L'ex manager di Intesa San Paolo: "A cosa servo se non posso varare un decreto per la crescita?". Il problema di fondo è la quantità di risorse da iniettare nel sistema produttivo italiano, attraverso incentivi fiscali previsti dal decreto legge
Il Quirinale preme, il governo è in difficoltà. Il punto è uno solo: il decreto sviluppo quanto prima. Ma l’esecutivo non sa che pesci prendere: perché tra terremoto e emergenze varie, non sa cosa inserire nel decreto legge. Al momento, quindi, nulla da fare, il decreto sviluppo non è stato esaminato nemmeno ieri, e il ministro Corrado Passera non la prende bene facendo schizzare alle stelle la tensione all’interno del governo. Fa addirittura paventare le dimissioni quando chiede: “A cosa serve un ministro dello Sviluppo se non può varare un decreto per la crescita?”. Parole inequivocabili, che tradiscono anche un certo nervosismo che secondo i maligni dipenderebbe dal futuro ‘elettorale’ del ministro dello Sviluppo economico (per molti potrebbe candidarsi a premier come leader di una coalizione di centro). Il problema di fondo rimane la quantità di risorse da iniettare nel sistema produttivo italiano, attraverso incentivi fiscali previsti dal decreto legge. Con la Ragioneria generale, e cioè il Tesoro e quindi Mario Monti, che nicchia. E poi l’altro contrasto tra il ministero dello Sviluppo e la struttura guidata da Giavazzi a Palazzo Chigi, chiamata a rivedere il sistema degli incentivi fiscali.

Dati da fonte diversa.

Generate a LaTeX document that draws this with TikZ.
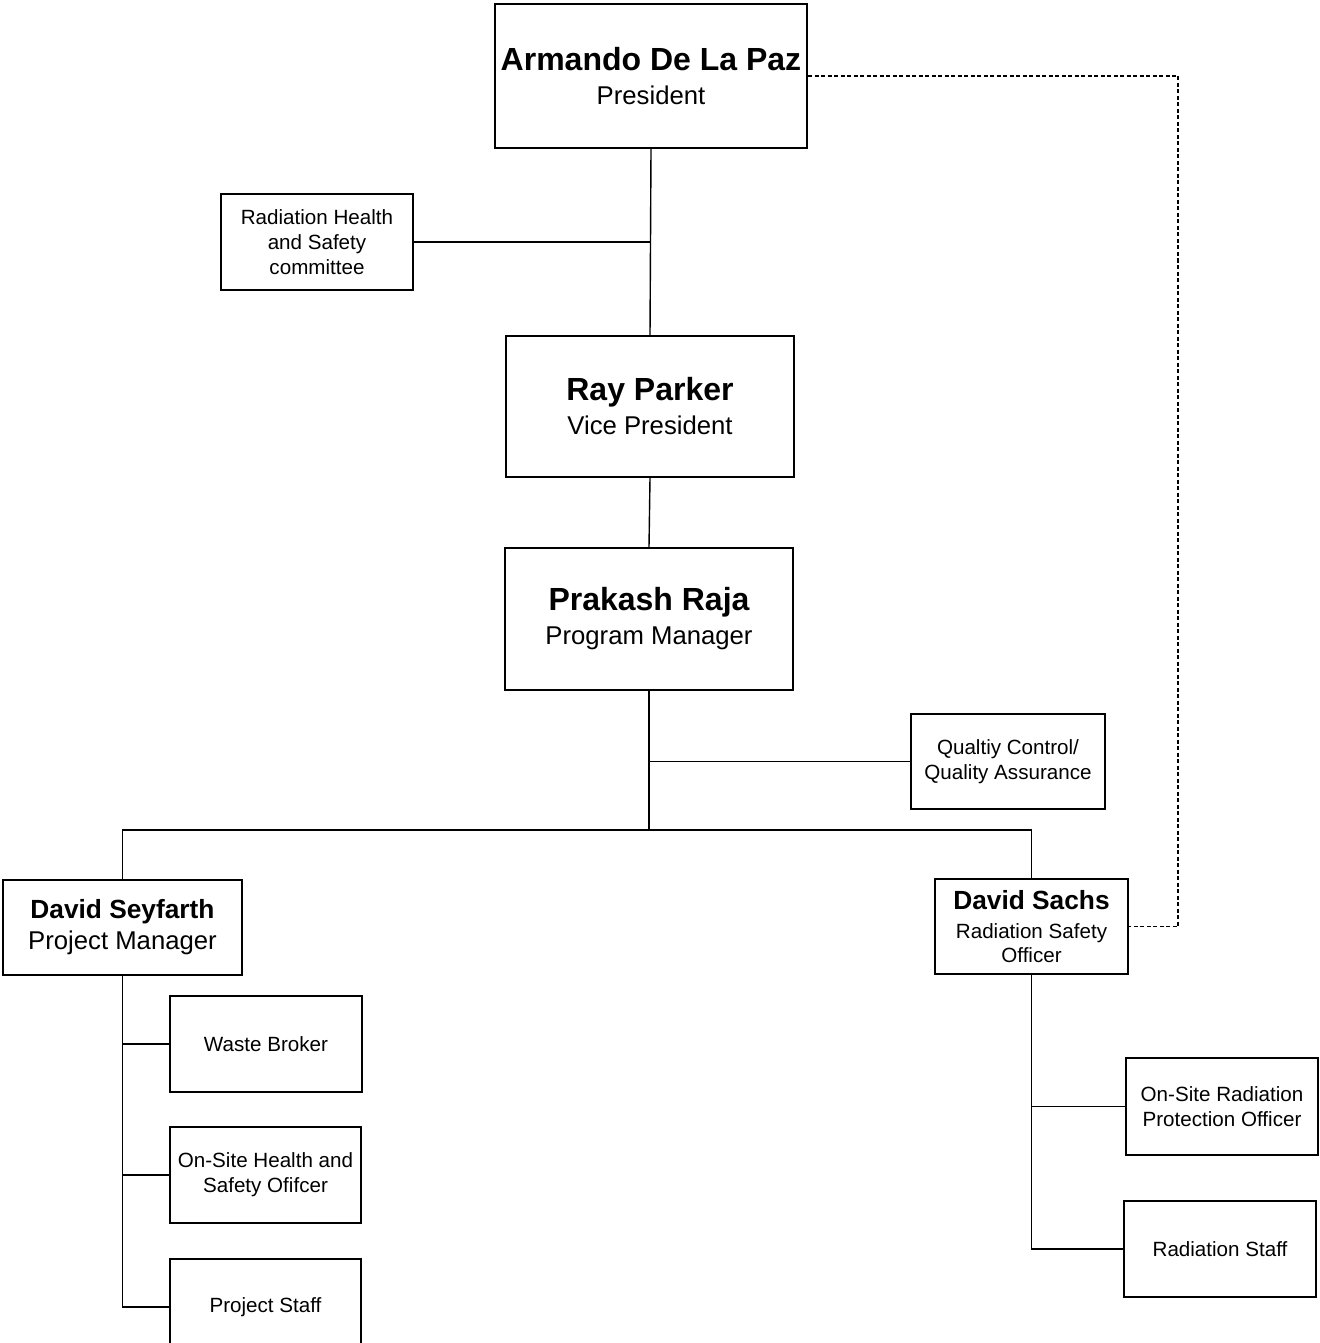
\documentclass[tikz,border=0pt]{standalone}
\usepackage{fontspec}
\setmainfont{Liberation Sans}
\usetikzlibrary{positioning, calc}
\newcommand{\bigname}{\fontsize{32}{34}\selectfont\bfseries}
\newcommand{\bigrole}{\fontsize{25.7}{34}\selectfont}
\newcommand{\midname}{\fontsize{26.3}{30}\selectfont\bfseries}
\newcommand{\midrole}{\fontsize{20.6}{24}\selectfont}
\newcommand{\smalltxt}{\fontsize{20.6}{25}\selectfont}

\begin{document}
\begin{tikzpicture}[
  x=1pt, y=-1pt,
  box/.style={draw, line width=2pt, align=center, inner sep=0pt},
  bigbox/.style={box, minimum width=288pt, minimum height=142pt, font=\bigrole},
  midbox/.style={box, minimum height=95pt},
  sbox/.style={box, minimum width=192pt, minimum height=96pt, font=\smalltxt},
  link/.style={line width=1.4pt},
  dlink/.style={line width=1.4pt, dash pattern=on 4pt off 2.5pt}
]
\useasboundingbox (0,0) rectangle (1319,1343);
\clip (0,0) rectangle (1319,1343);

% --- Main spine ---
\node[bigbox, minimum width=312pt, minimum height=144pt] (pres) at (651,76)
{{\bigname Armando De La Paz}\\President};

\node[bigbox, minimum height=141pt] (vp) at (650,406.5)
{{\bigname Ray Parker}\\Vice President};

\node[bigbox] (pm) at (649,619)
{{\bigname Prakash Raja}\\Program Manager};

% --- Staff boxes off the spine ---
\node[sbox] (cmte) at (317,242) {Radiation Health\\and Safety\\committee};
\node[sbox, minimum width=194pt, minimum height=95pt] (qc) at (1008,761.5)
{Qualtiy Control/\\Quality Assurance};

% --- Second level ---
\node[midbox, minimum width=239pt, font=\fontsize{25.7}{31}\selectfont] (seyf) at (122.5,927.5)
{{\midname David Seyfarth}\\Project Manager};

\node[midbox, minimum width=193pt, font=\midrole] (sachs) at (1031.5,926.5)
{{\midname David Sachs}\\[5pt]Radiation Safety\\Officer};

% --- Third level ---
\node[sbox] (waste) at (266,1044) {Waste Broker};
\node[sbox, minimum width=191pt] (hs) at (265.5,1175) {On-Site Health and\\Safety Ofifcer};
\node[sbox, minimum width=191pt] (pstaff) at (265.5,1307) {Project Staff};

\node[sbox, minimum height=97pt] (rpo) at (1222,1106.5) {On-Site Radiation\\Protection Officer};
\node[sbox] (rstaff) at (1220,1249) {Radiation Staff};

% --- Connectors ---
\coordinate (split) at (649,830);
\coordinate (dcorner) at (1178,76);

\draw[link] (pres.south) -- (vp.north);
\draw[link] (cmte.east) -- (cmte.east -| pres.south);
\draw[link] (vp.south) -- (pm.north);
\draw[link] (pm.south) -- (split);
\draw[link] (qc.west) -- (qc.west -| pm.south);
\draw[link] (seyf.north) |- (split) -| (sachs.north);

\draw[link] (seyf.south) |- (pstaff.west);
\draw[link] (waste.west) -- (waste.west -| seyf.south);
\draw[link] (hs.west) -- (hs.west -| seyf.south);

\draw[link] (sachs.south) |- (rstaff.west);
\draw[link] (rpo.west) -- (rpo.west -| sachs.south);

% dashed reporting line
\draw[dlink] (pres.east) -- (dcorner) |- (sachs.east);

\end{tikzpicture}
\end{document}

Passera non apre un frattura direttamente con il ministro dell’economia, ma con il viceministro Vittorio Grilli. Quest’ultimo, sottolineando la valutazione della Ragioneria generale dello Stato, avrebbe spiegato come non ci siano le coperture per il capitolo trasporti del decreto. E poi, dopo il terremoto, avrebbe insistito Grilli, c’è poco da fare. “Non si può parlare di ritardi” ha detto il numero due del Tesoro, smentendo contrasti con Corrado Passera e ‘smontando le ricostruzioni dei giornali. “Non mi riconosco nelle ricostruzioni che leggo – ha sottolinea Grilli – C’è grande collaborazione”.
Altra bega riguarda il credito di imposta per la ricerca che costa circa 500-600 milioni. Ma ci sono anche altri punti come la volontà di portare a un milione di euro la possibilità per le imprese di compensare i crediti e i debiti con il fisco. Ma anche l’incentivo sulle ristrutturazioni edilizie che Passera vuole al 50 per cento. Il Consiglio dei ministri però ieri si è limitato ad approvare qualche norma come il Piano nazionale famiglia, che unifica per tutto il territorio gli incentivi rivolti ai nuclei famigliari. Oppure i 420 milioni per dar vita ad una infrastruttura nazionale di rifornimento dei veicoli elettrici e per incentivare la diffusione di questo tipo di autovetture al quale il governo ha accettato di mettere a disposizione le coperture richieste.
Ma sulle questioni determinanti nulla di fatto. A frenare è il super consulente di palazzo Chigi, Francesco Giavazzi, chiamato da Monti a mettere ordine a sistema degli incentivi fiscali a favore dell’industria. Oltre che da Passera, il decreto è atteso anche da altri ministri che hanno pronte misure a costo zero da inserire. Ci sono norme per l’alimentare, volute da Catania, e alcune misure nel campo della giustizia attese dalle imprese: la riforma del diritto fallimentare, il filtro in appello per i processi civili, nonchè un meccanismo più veloce per le cause di risarcimento per irragionevole lunghezza dei procedimenti. Il rinvio ha fatto spazientire anche i partiti della maggioranza, tanto che Francesco Boccia, coordinatore delle commissioni economiche del Pd alla Camera ha chiesto al premier Monti di “prendere in mano la situazione per sbloccarla”.